What a great club apiary day! Last year was our first for beekeeping and going to the club apiary days taught us so much, it was our version of having a mentor. This year the apiary has a new manager and different experienced beekeepers have come in to help. I didn't realize the difference having beekeepers with varied backgrounds could have. The previous manager, who was an amazing teacher, came from a commercial background, so a lot of his techniques came from the need to be fast, efficient, and keeping the bottom line in mind. All good things,, but they don't always apply to the average hobbyist. The beekeeper we had at the apiary today, to the best of my knowledge, has always been a hobbyist.
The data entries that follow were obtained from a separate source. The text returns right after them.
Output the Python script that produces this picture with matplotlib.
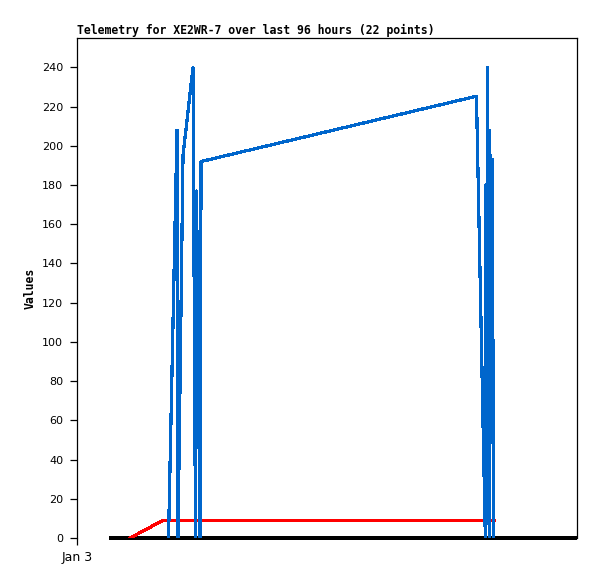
import matplotlib
matplotlib.use("Agg")
import matplotlib.pyplot as plt

# Telemetry data, hours since Jan 3 00:00
blue_hours = [17.57, 19.2, 19.39, 20.35, 22.27, 22.75, 22.94, 23.62, 23.81,
              76.22, 76.7, 78.4, 78.53, 78.66, 78.84, 79.01, 79.16, 79.26,
              79.39, 79.53, 79.62, 79.78, 79.93]
blue_values = [0, 208, 0, 195, 240, 0, 177, 0, 192,
               225, 225, 0, 180, 60, 240, 30, 0, 208,
               101, 152, 52, 193, 0]

red_hours = [10.18, 16.51, 80.06]
red_values = [0, 9, 9]

black_hours = [6.14, 96]
black_values = [0, 0]

x_ticks = [0]
x_labels = ["Jan 3"]
y_ticks = list(range(0, 241, 20))

fig = plt.figure(figsize=(5.97, 5.79), dpi=100)
ax = fig.add_axes([0.129, 0.0708, 0.8375, 0.8636])

ax.plot(black_hours, black_values, color="black", lw=1.6, antialiased=False,
        clip_on=False, solid_capstyle="butt")
ax.plot(red_hours, red_values, color="#ff0000", lw=1.6, antialiased=False)
ax.plot(blue_hours, blue_values, color="#0066cc", lw=1.6, antialiased=False)

ax.set_xlim(0, 96)
ax.set_ylim(0, 255)
ax.set_xticks(x_ticks)
ax.set_xticklabels(x_labels)
ax.set_yticks(y_ticks)
ax.spines["bottom"].set_visible(False)
for s in ["left", "top", "right"]:
    ax.spines[s].set_linewidth(0.9)
ax.tick_params(direction="out", length=5, width=0.9, labelsize=8, pad=5)
ax.tick_params(axis="x", labelsize=9, pad=4)

ax.set_ylabel("Values", family="DejaVu Sans Mono", fontweight="bold", fontsize=8.3, labelpad=4)
ax.set_title("Telemetry for XE2WR-7 over last 96 hours (22 points)",
             family="DejaVu Sans Mono", fontweight="bold", fontsize=8.3, loc="left", pad=3)

fig.savefig("out.png", dpi=100)
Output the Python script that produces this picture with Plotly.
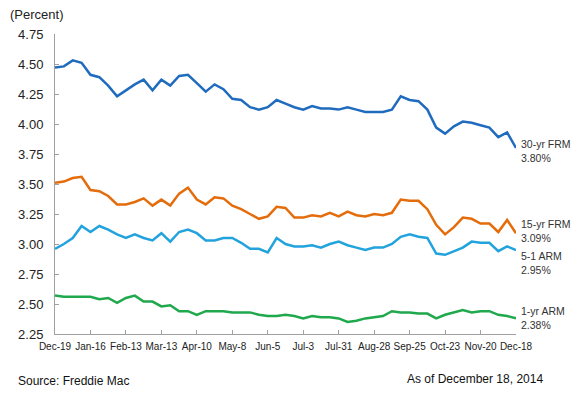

When presented with a hive where the queen had not laid one egg in the three weeks since the package had been installed, we (the members who attended) were given the option of combining it with another hive or adding eggs from another hive for the bees to raise another queen. We choose to see if the hive would raise it's own queen. The current queen was squished... the queen is dead, long live the queen... and we will meet back at the apiary next week to see if we have any queen cells, if we don't we may end up combining the hives, but it will be interesting to see if the bees can do it on their own. The most efficient way to handle it would be to purchased a new queen and place her in the hive, but since this bee yard is about learning we don't have to always do the efficient thing.
Having a queen not lay is all is an odd occurrence. If she has not had a successful mating flight, she will still lay, but the eggs will be unfertilized resulting in a hive full of drones. The speculation was that she had been damaged in some way or had some kind of a developmental issue.
We also learned how to get rid of all the drones from a colony using a queen excluder. One of the club hives had a laying worker, which has the same results as an unfertilized queen - drones. The hive was re-queened but it still had all those drones, eating up all the resources needed for raising new worker bees. I felt bad for them, being booted from the hive and all, but if the hive it to thrive and survive next winter it has to be done.
Last year we didn't miss any club apiary days from May until fall when we extracted honey, looks like this may be another good attendance year.